谷ゆきお「縮んだ手」(220円)
「美子は、海岸で写生をしている時、外国人船員がナイフで刺されるところを目撃する。
瀕死の外国人から、美子は、美しい外国人女性の写真と名前と住所を書いた紙をことづけられる。
兄と共にその女性のもとを訪れると、写真は三十年前のもので、女性はみすぼらしい老婆になっていた。
老婆は写真を届けてくれたお礼として、二人に「縮んだ手」を渡す。
この手には不思議な魔力があり、何でも願いを叶えてくれるらしい。
だが、老婆は願い事をする時は慎重にするよう、二人に警告する。
願い事が悪い方に叶えられたために、外国人船員は死に、老婆は零落してしまったのであった。

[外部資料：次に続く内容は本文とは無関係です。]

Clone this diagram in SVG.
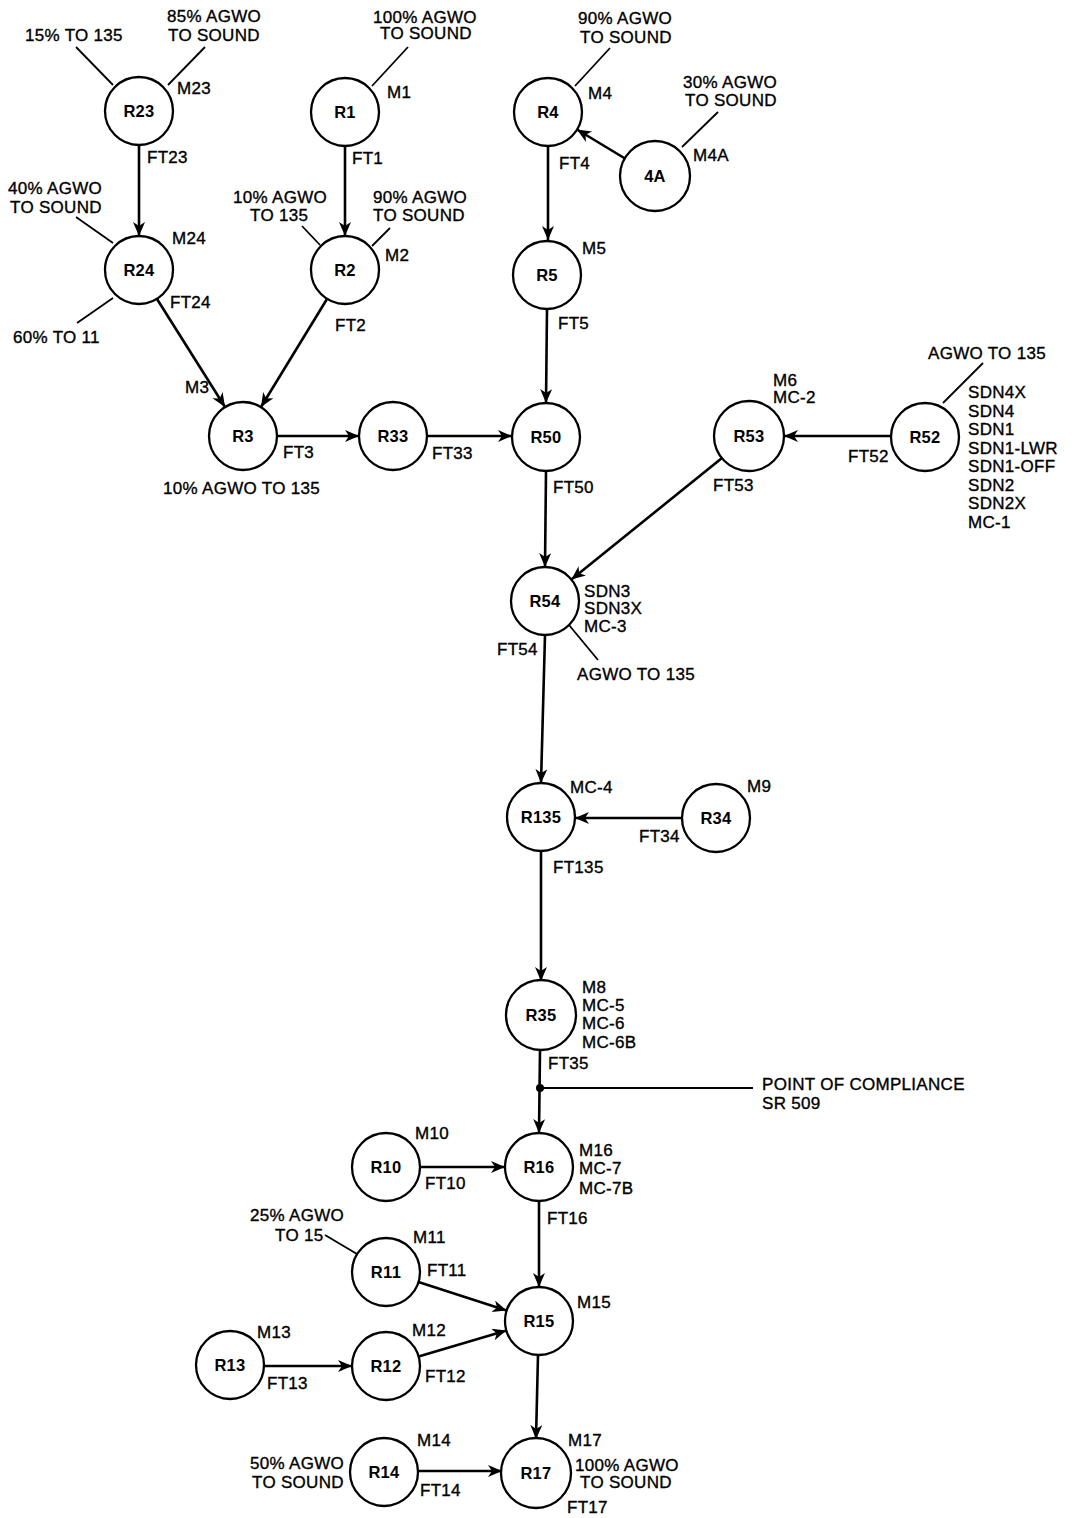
<svg xmlns="http://www.w3.org/2000/svg" width="1074" height="1518" viewBox="0 0 1074 1518">
<defs>
<marker id="ah" markerUnits="userSpaceOnUse" markerWidth="16" markerHeight="14" refX="14" refY="6" orient="auto">
<path d="M0,0 L14,6 L0,12 L4,6 z" fill="#000"/>
</marker>
<style>
.n circle{fill:#fff;stroke:#000;stroke-width:2.3}
.n text{font-family:"Liberation Sans",Arial,sans-serif;font-weight:bold;font-size:16.5px;text-anchor:middle;letter-spacing:0.3px}
.t{font-family:"Liberation Sans",Arial,sans-serif;font-size:17px;letter-spacing:0.3px;fill:#000;stroke:#000;stroke-width:0.35}
.a{stroke:#000;stroke-width:2.6;fill:none;marker-end:url(#ah)}
.l{stroke:#000;stroke-width:1.8;fill:none}
</style>
</defs>
<rect width="1074" height="1518" fill="#fff"/>

<g id="connectors">
<line class="a" x1="139" y1="146" x2="139" y2="236"/>
<line class="a" x1="345" y1="146" x2="345" y2="236"/>
<line class="a" x1="548" y1="146" x2="548" y2="240"/>
<line class="a" x1="625" y1="158.5" x2="577" y2="129.5"/>
<line class="a" x1="547" y1="309" x2="546" y2="403"/>
<line class="a" x1="157" y1="299" x2="225" y2="407"/>
<line class="a" x1="327" y1="299" x2="261" y2="407"/>
<line class="a" x1="277" y1="436" x2="359" y2="436"/>
<line class="a" x1="427" y1="436" x2="512" y2="436"/>
<line class="a" x1="891" y1="436" x2="784" y2="436"/>
<line class="a" x1="722.6" y1="457.4" x2="571.4" y2="579.6"/>
<line class="a" x1="546" y1="471" x2="545" y2="567"/>
<line class="a" x1="545" y1="635" x2="541" y2="783"/>
<line class="a" x1="682" y1="818" x2="575" y2="818"/>
<line class="a" x1="541" y1="851" x2="541" y2="981"/>
<line class="a" x1="540" y1="1050" x2="539" y2="1133"/>
<line class="a" x1="420" y1="1167" x2="505" y2="1167"/>
<line class="a" x1="539" y1="1201" x2="539" y2="1287"/>
<line class="a" x1="418.4" y1="1282" x2="506.6" y2="1310.6"/>
<line class="a" x1="418.6" y1="1356.4" x2="506.4" y2="1330.6"/>
<line class="a" x1="264" y1="1366" x2="352" y2="1366"/>
<line class="a" x1="538" y1="1355" x2="536" y2="1439"/>
<line class="a" x1="418" y1="1471" x2="502" y2="1471"/>
<line class="l" x1="76" y1="47" x2="113" y2="85"/>
<line class="l" x1="205" y1="47" x2="168" y2="85"/>
<line class="l" x1="408" y1="47" x2="372" y2="86"/>
<line class="l" x1="76" y1="217" x2="113" y2="243"/>
<line class="l" x1="113" y1="298" x2="77" y2="323"/>
<line class="l" x1="302" y1="226" x2="320" y2="245"/>
<line class="l" x1="390" y1="228" x2="372" y2="246"/>
<line class="l" x1="610" y1="48" x2="575" y2="86"/>
<line class="l" x1="718" y1="112" x2="682" y2="147"/>
<line class="l" x1="983" y1="363" x2="943" y2="403"/>
<line class="l" x1="569" y1="625" x2="598" y2="660"/>
<line class="l" x1="325" y1="1235" x2="357" y2="1254"/>
<line class="l" x1="540" y1="1088" x2="753" y2="1088"/>
<circle cx="540" cy="1088" r="4" fill="#000"/>
</g>

<g id="R23" class="n"><circle cx="139" cy="111" r="34"/><text x="139" y="117">R23</text></g>
<g id="R1" class="n"><circle cx="345" cy="112" r="34"/><text x="345" y="118">R1</text></g>
<g id="R4" class="n"><circle cx="548" cy="112" r="34"/><text x="548" y="118">R4</text></g>
<g id="N4A" class="n"><circle cx="655" cy="176" r="35"/><text x="655" y="182">4A</text></g>
<g id="R24" class="n"><circle cx="139" cy="270" r="34"/><text x="139" y="276">R24</text></g>
<g id="R2" class="n"><circle cx="345" cy="270" r="34"/><text x="345" y="276">R2</text></g>
<g id="R5" class="n"><circle cx="547" cy="275" r="34"/><text x="547" y="281">R5</text></g>
<g id="R3" class="n"><circle cx="243" cy="436" r="34"/><text x="243" y="442">R3</text></g>
<g id="R33" class="n"><circle cx="393" cy="436" r="34"/><text x="393" y="442">R33</text></g>
<g id="R50" class="n"><circle cx="546" cy="437" r="34"/><text x="546" y="443">R50</text></g>
<g id="R53" class="n"><circle cx="749" cy="436" r="35"/><text x="749" y="442">R53</text></g>
<g id="R52" class="n"><circle cx="925" cy="437" r="34"/><text x="925" y="443">R52</text></g>
<g id="R54" class="n"><circle cx="545" cy="601" r="34"/><text x="545" y="607">R54</text></g>
<g id="R135" class="n"><circle cx="541" cy="817" r="34"/><text x="541" y="823">R135</text></g>
<g id="R34" class="n"><circle cx="716" cy="818" r="34"/><text x="716" y="824">R34</text></g>
<g id="R35" class="n"><circle cx="541" cy="1015" r="35"/><text x="541" y="1021">R35</text></g>
<g id="R10" class="n"><circle cx="386" cy="1167" r="34"/><text x="386" y="1173">R10</text></g>
<g id="R16" class="n"><circle cx="539" cy="1167" r="34"/><text x="539" y="1173">R16</text></g>
<g id="R11" class="n"><circle cx="386" cy="1272" r="34"/><text x="386" y="1278">R11</text></g>
<g id="R15" class="n"><circle cx="539" cy="1321" r="34"/><text x="539" y="1327">R15</text></g>
<g id="R13" class="n"><circle cx="230" cy="1365" r="34"/><text x="230" y="1371">R13</text></g>
<g id="R12" class="n"><circle cx="386" cy="1366" r="34"/><text x="386" y="1372">R12</text></g>
<g id="R14" class="n"><circle cx="384" cy="1472" r="34"/><text x="384" y="1478">R14</text></g>
<g id="R17" class="n"><circle cx="536" cy="1473" r="35"/><text x="536" y="1479">R17</text></g>

<g id="labels" class="t">
<text x="25" y="41">15% TO 135</text>
<text x="167" y="22">85% AGWO</text>
<text x="168" y="41">TO SOUND</text>
<text x="177" y="94">M23</text>
<text x="147" y="163">FT23</text>
<text x="8" y="194">40% AGWO</text>
<text x="10" y="213">TO SOUND</text>
<text x="172" y="244">M24</text>
<text x="170" y="308">FT24</text>
<text x="13" y="343">60% TO 11</text>
<text x="373" y="23">100% AGWO</text>
<text x="380" y="39">TO SOUND</text>
<text x="387" y="98">M1</text>
<text x="352" y="164">FT1</text>
<text x="233" y="203">10% AGWO</text>
<text x="250" y="221">TO 135</text>
<text x="373" y="203">90% AGWO</text>
<text x="373" y="221">TO SOUND</text>
<text x="385" y="261">M2</text>
<text x="335" y="331">FT2</text>
<text x="578" y="24">90% AGWO</text>
<text x="580" y="43">TO SOUND</text>
<text x="588" y="99">M4</text>
<text x="683" y="88">30% AGWO</text>
<text x="685" y="106">TO SOUND</text>
<text x="693" y="161">M4A</text>
<text x="559" y="169">FT4</text>
<text x="582" y="254">M5</text>
<text x="558" y="329">FT5</text>
<text x="185" y="393">M3</text>
<text x="283" y="458">FT3</text>
<text x="163" y="494">10% AGWO TO 135</text>
<text x="432" y="459">FT33</text>
<text x="553" y="493">FT50</text>
<text x="773" y="386">M6</text>
<text x="773" y="403">MC-2</text>
<text x="928" y="359">AGWO TO 135</text>
<text x="968" y="398">SDN4X</text>
<text x="968" y="416.5">SDN4</text>
<text x="968" y="435">SDN1</text>
<text x="968" y="453.5">SDN1-LWR</text>
<text x="968" y="472">SDN1-OFF</text>
<text x="968" y="490.5">SDN2</text>
<text x="968" y="509">SDN2X</text>
<text x="968" y="527.5">MC-1</text>
<text x="848" y="462">FT52</text>
<text x="713" y="491">FT53</text>
<text x="584" y="597">SDN3</text>
<text x="584" y="614">SDN3X</text>
<text x="584" y="632">MC-3</text>
<text x="497" y="655">FT54</text>
<text x="577" y="680">AGWO TO 135</text>
<text x="570" y="793">MC-4</text>
<text x="747" y="792">M9</text>
<text x="639" y="842">FT34</text>
<text x="553" y="873">FT135</text>
<text x="582" y="993">M8</text>
<text x="582" y="1011">MC-5</text>
<text x="582" y="1029">MC-6</text>
<text x="582" y="1048">MC-6B</text>
<text x="548" y="1069">FT35</text>
<text x="762" y="1090">POINT OF COMPLIANCE</text>
<text x="762" y="1109">SR 509</text>
<text x="415" y="1139">M10</text>
<text x="425" y="1189">FT10</text>
<text x="579" y="1156">M16</text>
<text x="579" y="1174">MC-7</text>
<text x="579" y="1194">MC-7B</text>
<text x="547" y="1224">FT16</text>
<text x="250" y="1221">25% AGWO</text>
<text x="275" y="1241">TO 15</text>
<text x="413" y="1243">M11</text>
<text x="427" y="1276">FT11</text>
<text x="577" y="1308">M15</text>
<text x="257" y="1338">M13</text>
<text x="267" y="1389">FT13</text>
<text x="412" y="1336">M12</text>
<text x="425" y="1382">FT12</text>
<text x="417" y="1446">M14</text>
<text x="250" y="1469">50% AGWO</text>
<text x="252" y="1488">TO SOUND</text>
<text x="420" y="1496">FT14</text>
<text x="568" y="1446">M17</text>
<text x="575" y="1471">100% AGWO</text>
<text x="580" y="1488">TO SOUND</text>
<text x="567" y="1513">FT17</text>
</g>
</svg>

半信半疑ながら、兄妹はその手を持ち帰り、兄は骨董好きの父親に売りつける。
そんな時、父親が専務を務める会社が経営難に陥る。
二進も三進もいかなくなった父親は借金の六百万円を「縮んだ手」に願う。
その手が縮む時、願いが叶えられるが、それがもたらす結果とは…」
「奇談シリーズ」の一作ですが、あまり面白くありません。
谷ゆきお先生は「アレンジの妙」が魅力だと個人的に考えておりますが、これはジェイコブス「猿の手」そのまんまで、全く捻りがありません。
冒頭にミステリーの要素(全くストーリーと関係なし)や、突如乱入してくる精神薄弱者の描写(全くストーリーと関係なし)がありますが、正直、ない方がましだと思います。
ただ、ラスト、死んだ両親が家に戻ってくる描写は、暗示で恐怖感を煽った原作と違い、ズバリ「ゾンビ」に描いていて、ちょっぴり感動しました。(上右の画像を参照のこと)
・備考
状態悪し。Y文庫仕様(カバー裏に新聞紙等による補修。表紙を本体から取り外し、本体を何らかの厚紙で覆っている)。糸綴じあり。カバーの一部に剥がれあり、また、背表紙色褪せ。p21、p43、p45、コマ内に剥げあり。